À l’occasion de l’augmentation des prix de lundi dernier, Le Parisien est revenu sur certains pionniers qui avaient commencé dès le 19ème siècle à alerter sur le tabagisme.
•• Sous le Second Empire, la vogue du tabac chaud – à mesure que la chique et la prise tombent en disgrâce sociale – conquiert la France. « Contamine plutôt », estiment quelques médecins, hygiénistes et moralistes, qui fondent le 11 juillet 1868 l’Association française contre l’abus du tabac qui devient la « Scat ».
« Le tabac et l’alcool ont pris dans nos mœurs une si grande place qu’ils y exercent en commun de si funestes effets sur la santé publique, sur l’ordre moral et social », proclame, en 1872, l’association, qui compte alors 607 membres. « Ce fléau » assure son président, Émile Decroix, vétérinaire dans l’armée, « est en partie responsable de la Commune à Paris un an plus tôt : « Sans la double ivresse alcoolique et nicotinique […], aucun peuple au monde n’aurait pu commettre les cyniques attentats dont nous avons été témoins. »
•• Dès 1865, Paul Jolly, éminent membre de l’Académie de médecine, avait prévenu : la nicotine, « c’est le zoosperme engourdi, c’est le désir éteint, c’est l’abaissement de l’homme vers l’état d’eunuque ». Et que dire alors de ces ramasseurs de mégots, accusés de propager la tuberculose en revendant leurs cigarettes reconstituées avec du tabac souillé (photo) ? En 1890, un greffier de justice livre les résultats de son enquête dans les prisons : « Voleurs et criminels sont souvent des fumeurs », établit M. Marambat.

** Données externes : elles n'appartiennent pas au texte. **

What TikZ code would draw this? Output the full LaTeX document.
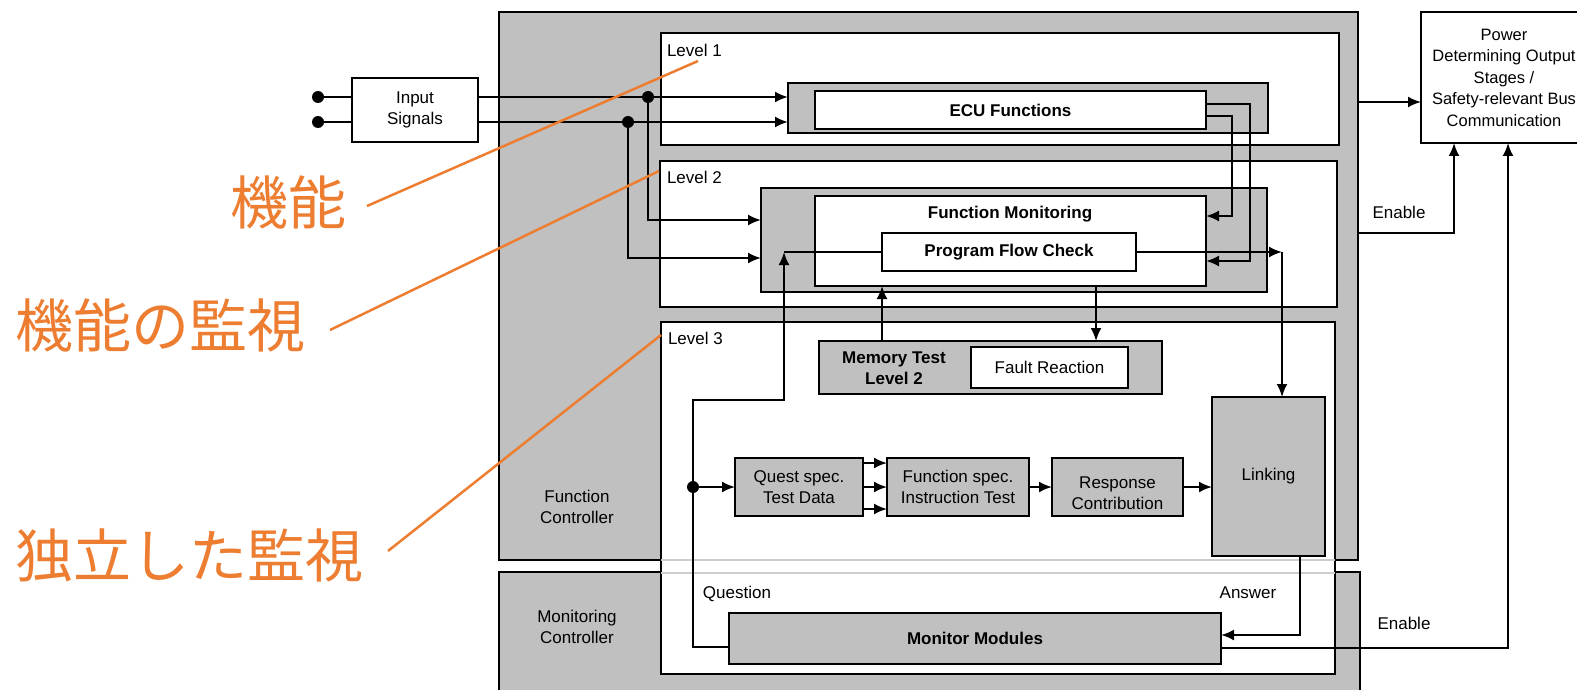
\documentclass[tikz,border=0pt]{standalone}
\usepackage{fontspec}
\setmainfont{Liberation Sans}
\newfontfamily\jpfont{Noto Sans CJK JP}
\usetikzlibrary{arrows.meta}
\definecolor{boxgray}{RGB}{192,192,192}
\definecolor{jorange}{RGB}{237,125,49}
\definecolor{faintline}{RGB}{205,205,205}
\begin{document}
\begin{tikzpicture}[x=1pt,y=-1pt,
  every node/.style={font=\fontsize{17}{21}\selectfont, align=center, inner sep=0pt, outer sep=0pt},
  boldtext/.style={font=\fontsize{17}{21}\selectfont\bfseries},
  gbox/.style={draw=black, fill=boxgray, line width=2pt},
  wbox/.style={draw=black, fill=white, line width=2pt},
  conn/.style={line width=2pt},
  arr/.style={conn, -{Latex[length=13pt,width=11pt]}},
  dotc/.style={circle, fill=black, minimum size=12pt},
  jp/.style={font=\jpfont\fontsize{58}{70}\selectfont, text=jorange},
  callout/.style={draw=jorange, line width=2.5pt}
]
\useasboundingbox (0,0) rectangle (1577,690);

% controllers and levels
\node[gbox, minimum width=859pt, minimum height=548pt] (fc) at (928.5,286) {};
\node[gbox, minimum width=861pt, minimum height=160pt] (mc) at (929.5,652) {};
\node[wbox, minimum width=678pt, minimum height=112pt] (lv1) at (1000,89) {};
\node[wbox, minimum width=677pt, minimum height=146pt] (lv2) at (998.5,234) {};
\node[wbox, minimum width=674pt, minimum height=352pt] (lv3) at (998,498) {};
\draw[faintline, line width=1.5pt] (lv3.west |- 0,560) -- (lv3.east |- 0,560);
\draw[faintline, line width=1.5pt] (lv3.west |- 0,573) -- (lv3.east |- 0,573);

\node[anchor=west] (l1) at (667,50) {Level 1};
\node[anchor=west] (l2) at (667,177) {Level 2};
\node[anchor=west] (l3) at (668,338) {Level 3};
\node (fclab) at (577,507) {Function\\Controller};
\node (mclab) at (577,627) {Monitoring\\Controller};

% input
\node[wbox, minimum width=126pt, minimum height=64pt] (inp) at (415,110) {Input\\Signals};
\node[dotc] (d1) at (318,97) {};
\node[dotc] (d2) at (318,122) {};
\draw[conn] (d1.center) -- (inp.west |- d1.center);
\draw[conn] (d2.center) -- (inp.west |- d2.center);

% level 1
\node[gbox, minimum width=480pt, minimum height=50pt] (ecuo) at (1028,108) {};
\node[wbox, boldtext, minimum width=391pt, minimum height=38pt] (ecu) at (1010.5,110) {ECU Functions};

% level 2
\node[gbox, minimum width=506pt, minimum height=104pt] (fmo) at (1014,240) {};
\node[wbox, minimum width=391pt, minimum height=90pt] (fm) at (1010.5,241) {};
\node[boldtext] (fmlab) at (1010,214) {Function Monitoring};
\node[wbox, boldtext, minimum width=254pt, minimum height=38pt] (pfc) at (1009,252) {Program Flow Check};

% level 3
\node[gbox, minimum width=343pt, minimum height=53pt] (mem) at (990.5,367.5) {};
\node[boldtext] (memlab) at (894,368) {Memory Test\\Level 2};
\node[wbox, minimum width=157pt, minimum height=41pt] (fr) at (1049.5,367.5) {Fault Reaction};
\node[gbox, minimum width=128pt, minimum height=58pt] (qst) at (799,487) {Quest spec.\\Test Data};
\node[gbox, minimum width=142pt, minimum height=58pt] (fsp) at (958,487) {Function spec.\\Instruction Test};
\node[gbox, minimum width=131pt, minimum height=58pt] (rsp) at (1117.5,487) {};
\node (rsplab) at (1117.5,493) {Response\\Contribution};
\node[gbox, minimum width=113pt, minimum height=159pt] (lnk) at (1268.5,476.5) {Linking};
\node[gbox, boldtext, minimum width=492pt, minimum height=51pt] (mm) at (975,638.5) {Monitor Modules};

% output box
\node[wbox, minimum width=166pt, minimum height=131pt, font=\fontsize{16.5}{21.5}\selectfont] (pw) at (1504,77.5) {Power\\Determining Output\\Stages /\\Safety-relevant Bus\\Communication};

% labels
\node (en1) at (1399,212) {Enable};
\node (en2) at (1404,623) {Enable};
\node (qlab) at (737,594) {Question};
\node (alab) at (1248,593) {Answer};

% helper coordinates
\coordinate (j1p) at (648,97);
\coordinate (j2p) at (628,122);
\coordinate (e1) at (1250,104);
\coordinate (e2) at (1232,116);
\coordinate (pk) at (1282,252);
\coordinate (q1) at (693,400);
\coordinate (q2) at (784,400);
\coordinate (jqp) at (693,487);
\coordinate (x882) at (882,0);
\coordinate (x1096) at (1096,0);
\coordinate (x1300) at (1300,0);
\coordinate (x1454) at (1454,0);
\coordinate (x1508) at (1508,0);

% connectors
\draw[arr] (inp.east |- j1p) -- (ecuo.west |- j1p);
\draw[arr] (inp.east |- j2p) -- (ecuo.west |- j2p);
\draw[arr] (j1p) |- (fmo.west |- 0,220);
\draw[arr] (j2p) |- (fmo.west |- 0,258);
\draw[arr] (ecu.east |- e1) -- (e1) |- (fm.east |- 0,261);
\draw[arr] (ecu.east |- e2) -- (e2) |- (fm.east |- 0,216);
\draw[arr] (pfc.east) -- (pk);
\draw[arr] (pk) -- (pk |- lnk.north);
\draw[conn] (pfc.west) -- (q2 |- pfc.west);
\draw[arr] (mm.west |- 0,647) -| (q1) -- (q2) -- (q2 |- pfc.west);
\draw[arr] (jqp) -- (qst.west |- jqp);
\draw[arr] (mem.north -| x882) -- (fm.south -| x882);
\draw[arr] (fm.south -| x1096) -- (mem.north -| x1096);
\foreach \yy in {463,487,509} \draw[arr] (qst.east |- 0,\yy) -- (fsp.west |- 0,\yy);
\draw[arr] (fsp.east) -- (rsp.west);
\draw[arr] (rsp.east) -- (rsp.east -| lnk.west);
\draw[arr] (lnk.south -| x1300) |- (mm.east |- 0,635);
\draw[arr] (mm.east |- 0,648) -| (pw.south -| x1508);
\draw[arr] (fc.east |- 0,102) -- (pw.west |- 0,102);
\draw[arr] (fc.east |- 0,233) -| (pw.south -| x1454);

\node[dotc] (j1) at (j1p) {};
\node[dotc] (j2) at (j2p) {};
\node[dotc] (jq) at (jqp) {};

% callouts
\node[jp] (t1) at (288.5,202) {機能};
\node[jp] (t2) at (160.5,325) {機能の監視};
\node[jp] (t3) at (189.5,555) {独立した監視};
\coordinate (c1a) at (367,206);
\coordinate (c1b) at (698,61);
\coordinate (c2a) at (330,330);
\coordinate (c2b) at (659,171);
\coordinate (c3a) at (388,551);
\coordinate (c3b) at (661,335);
\draw[callout] (c1a) -- (c1b);
\draw[callout] (c2a) -- (c2b);
\draw[callout] (c3a) -- (c3b);
\end{tikzpicture}
\end{document}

•• Le docteur Depierris, lui, a bien observé l’exécution, le 28 novembre 1871, à Satory, de Théophile Ferré, un des leaders de l’insurrection parisienne : « Un parfait modèle de nicotiné précoce », juge-t-il « sa taille est rabougrie, son teint terreux, son oeil hagard. Il marche à la mort comme un halluciné, tirant avidement les longues bouffées narcotiques de son cigare, qui ne tombe de sa bouche que quand les balles ont frappé. »

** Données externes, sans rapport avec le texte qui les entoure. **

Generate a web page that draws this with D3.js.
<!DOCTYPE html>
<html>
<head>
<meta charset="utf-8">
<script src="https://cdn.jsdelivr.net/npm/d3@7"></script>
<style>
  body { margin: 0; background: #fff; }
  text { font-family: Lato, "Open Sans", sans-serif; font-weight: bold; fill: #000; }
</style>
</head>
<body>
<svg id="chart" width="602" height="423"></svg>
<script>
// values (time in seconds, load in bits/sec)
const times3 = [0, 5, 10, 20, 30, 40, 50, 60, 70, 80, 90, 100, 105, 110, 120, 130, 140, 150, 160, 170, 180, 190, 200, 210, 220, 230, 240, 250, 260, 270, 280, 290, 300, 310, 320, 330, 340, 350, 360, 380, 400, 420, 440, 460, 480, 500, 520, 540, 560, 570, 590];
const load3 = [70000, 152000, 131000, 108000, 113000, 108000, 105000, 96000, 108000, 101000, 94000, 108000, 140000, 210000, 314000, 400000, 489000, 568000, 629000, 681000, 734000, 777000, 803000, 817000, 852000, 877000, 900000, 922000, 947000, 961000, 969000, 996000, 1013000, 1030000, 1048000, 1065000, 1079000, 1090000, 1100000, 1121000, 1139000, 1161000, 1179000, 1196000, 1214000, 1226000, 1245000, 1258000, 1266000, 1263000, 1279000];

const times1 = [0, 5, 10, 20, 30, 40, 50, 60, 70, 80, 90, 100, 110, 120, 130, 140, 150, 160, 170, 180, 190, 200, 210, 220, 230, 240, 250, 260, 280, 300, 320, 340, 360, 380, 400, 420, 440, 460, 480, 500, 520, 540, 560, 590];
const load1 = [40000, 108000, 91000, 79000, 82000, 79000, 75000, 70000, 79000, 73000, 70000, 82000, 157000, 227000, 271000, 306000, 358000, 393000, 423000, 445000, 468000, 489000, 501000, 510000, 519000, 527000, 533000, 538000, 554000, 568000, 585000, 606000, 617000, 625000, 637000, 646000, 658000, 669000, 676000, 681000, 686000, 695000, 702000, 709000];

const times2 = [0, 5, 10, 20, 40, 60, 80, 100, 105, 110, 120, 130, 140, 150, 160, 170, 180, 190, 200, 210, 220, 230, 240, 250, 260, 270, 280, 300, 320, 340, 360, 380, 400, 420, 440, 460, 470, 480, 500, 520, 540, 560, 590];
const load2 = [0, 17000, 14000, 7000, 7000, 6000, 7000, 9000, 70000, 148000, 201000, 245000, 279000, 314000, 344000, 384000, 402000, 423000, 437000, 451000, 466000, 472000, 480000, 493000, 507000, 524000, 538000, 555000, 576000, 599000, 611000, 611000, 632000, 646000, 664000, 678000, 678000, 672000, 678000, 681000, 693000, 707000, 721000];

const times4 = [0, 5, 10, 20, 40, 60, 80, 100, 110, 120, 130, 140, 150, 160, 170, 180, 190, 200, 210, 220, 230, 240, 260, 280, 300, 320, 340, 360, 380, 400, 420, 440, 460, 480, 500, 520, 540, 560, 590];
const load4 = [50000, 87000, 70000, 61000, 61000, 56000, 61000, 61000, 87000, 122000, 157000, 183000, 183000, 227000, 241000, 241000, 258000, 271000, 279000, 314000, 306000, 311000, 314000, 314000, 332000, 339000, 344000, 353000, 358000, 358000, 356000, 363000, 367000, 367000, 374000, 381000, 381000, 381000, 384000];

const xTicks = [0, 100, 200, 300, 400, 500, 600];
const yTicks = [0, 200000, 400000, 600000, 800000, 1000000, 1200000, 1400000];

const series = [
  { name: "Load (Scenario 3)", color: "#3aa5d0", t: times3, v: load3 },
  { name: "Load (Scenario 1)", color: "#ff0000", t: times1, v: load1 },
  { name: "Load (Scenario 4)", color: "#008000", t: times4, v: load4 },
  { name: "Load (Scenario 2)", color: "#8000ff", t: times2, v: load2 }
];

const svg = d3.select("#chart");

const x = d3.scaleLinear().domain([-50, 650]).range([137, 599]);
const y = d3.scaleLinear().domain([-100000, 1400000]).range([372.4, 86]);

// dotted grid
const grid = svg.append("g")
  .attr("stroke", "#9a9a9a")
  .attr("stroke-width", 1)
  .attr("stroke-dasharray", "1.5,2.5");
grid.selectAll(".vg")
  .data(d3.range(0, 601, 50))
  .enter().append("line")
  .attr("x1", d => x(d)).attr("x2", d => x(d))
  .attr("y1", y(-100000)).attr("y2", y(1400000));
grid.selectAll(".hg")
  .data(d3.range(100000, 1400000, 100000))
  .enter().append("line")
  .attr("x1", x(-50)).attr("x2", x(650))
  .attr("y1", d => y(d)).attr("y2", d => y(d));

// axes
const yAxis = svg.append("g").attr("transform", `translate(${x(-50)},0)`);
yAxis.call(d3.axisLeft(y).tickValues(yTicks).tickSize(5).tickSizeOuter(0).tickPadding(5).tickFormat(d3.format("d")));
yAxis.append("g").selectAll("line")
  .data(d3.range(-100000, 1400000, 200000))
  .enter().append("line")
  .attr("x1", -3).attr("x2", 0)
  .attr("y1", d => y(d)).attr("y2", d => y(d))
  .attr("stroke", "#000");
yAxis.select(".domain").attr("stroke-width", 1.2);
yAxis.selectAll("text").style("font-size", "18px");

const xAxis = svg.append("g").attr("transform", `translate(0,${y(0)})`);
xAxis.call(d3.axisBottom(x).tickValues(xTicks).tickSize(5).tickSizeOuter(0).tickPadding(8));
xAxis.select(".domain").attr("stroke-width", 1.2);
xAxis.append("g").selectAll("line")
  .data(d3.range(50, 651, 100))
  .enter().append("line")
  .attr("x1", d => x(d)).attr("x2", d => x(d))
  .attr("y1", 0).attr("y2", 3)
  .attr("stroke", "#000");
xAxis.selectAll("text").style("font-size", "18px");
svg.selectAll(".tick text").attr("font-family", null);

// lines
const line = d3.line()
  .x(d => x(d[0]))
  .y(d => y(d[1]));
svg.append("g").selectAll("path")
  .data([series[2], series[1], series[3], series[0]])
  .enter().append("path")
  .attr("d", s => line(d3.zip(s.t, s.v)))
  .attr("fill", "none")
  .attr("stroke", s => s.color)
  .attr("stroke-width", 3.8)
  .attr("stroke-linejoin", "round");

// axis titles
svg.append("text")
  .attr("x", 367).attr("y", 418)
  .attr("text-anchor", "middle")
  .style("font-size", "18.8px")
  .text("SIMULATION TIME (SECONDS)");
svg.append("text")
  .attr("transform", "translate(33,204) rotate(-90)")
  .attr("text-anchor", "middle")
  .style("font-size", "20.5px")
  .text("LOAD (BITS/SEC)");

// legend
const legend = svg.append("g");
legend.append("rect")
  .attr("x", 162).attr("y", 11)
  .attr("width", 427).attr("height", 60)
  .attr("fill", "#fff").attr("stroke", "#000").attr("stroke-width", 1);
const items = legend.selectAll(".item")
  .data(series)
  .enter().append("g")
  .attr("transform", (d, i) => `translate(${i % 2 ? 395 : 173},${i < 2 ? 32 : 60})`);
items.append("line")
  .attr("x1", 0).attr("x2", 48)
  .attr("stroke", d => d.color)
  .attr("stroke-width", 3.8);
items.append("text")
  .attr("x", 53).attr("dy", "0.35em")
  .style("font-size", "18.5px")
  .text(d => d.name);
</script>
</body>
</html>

Pour ces tabacophobes, c’est la patrie que « cet opium occidental » met en danger, comme il a sapé les Espagnols, condamnés au déclin pour avoir trop tiré sur les « belles Andalouses ». Tour à tour, ils prennent la plume pour dénoncer ces soldats aux « poitrines essoufflées » et aux « jambes trop amaigries » pour marcher vers l’ennemi prussien. La France est même menacée d’impuissance et de dépopulation.

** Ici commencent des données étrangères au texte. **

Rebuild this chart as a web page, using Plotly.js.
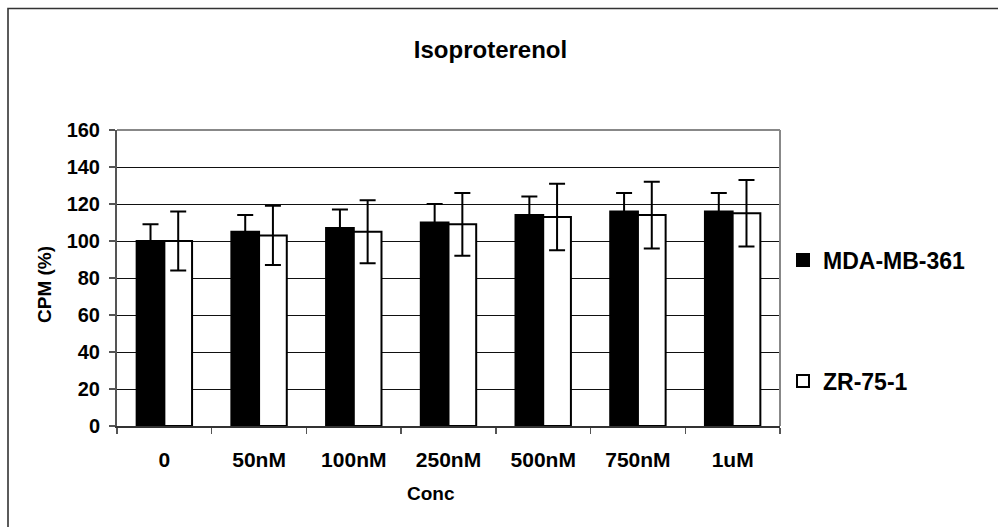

•• Le chimiste Vauquelin (dès 1809) puis le physiologiste Claude Bernard ont respectivement établi le principe puis la toxicité de la nicotine. Sous les coups de boutoir de la Scat (qui n’obtient toutefois pas la reconnaissance d’utilité publique en 1881), les autorités dressent quelques timides interdits : la nuit dans les chambrées militaires, dans les bureaux de poste ou au bois de Boulogne, puisque le tabac serait « arboricide ».
•• En 1878, une affiche contre les méfaits du tabac chez les enfants est placardée dans les écoles du département de la Seine. Non content d’« empester l’air » ou de produire des « dépravés » et des « dégénérés », la cigarette consumerait le talent français, martèlent les pourfendeurs. « Hugo, Balzac, Michelet et Dumas père, les quatre génies dominateurs des lettres modernes » ne fumaient pas, assure Maurice de Fleury en 1890. Et si l’immense Flaubert tirait comme un damné sur sa pipe, il n’aura pas été un auteur très prolifique, poursuit le médecin qui pointe aussi le « désespoir effrayant » des vers de Baudelaire.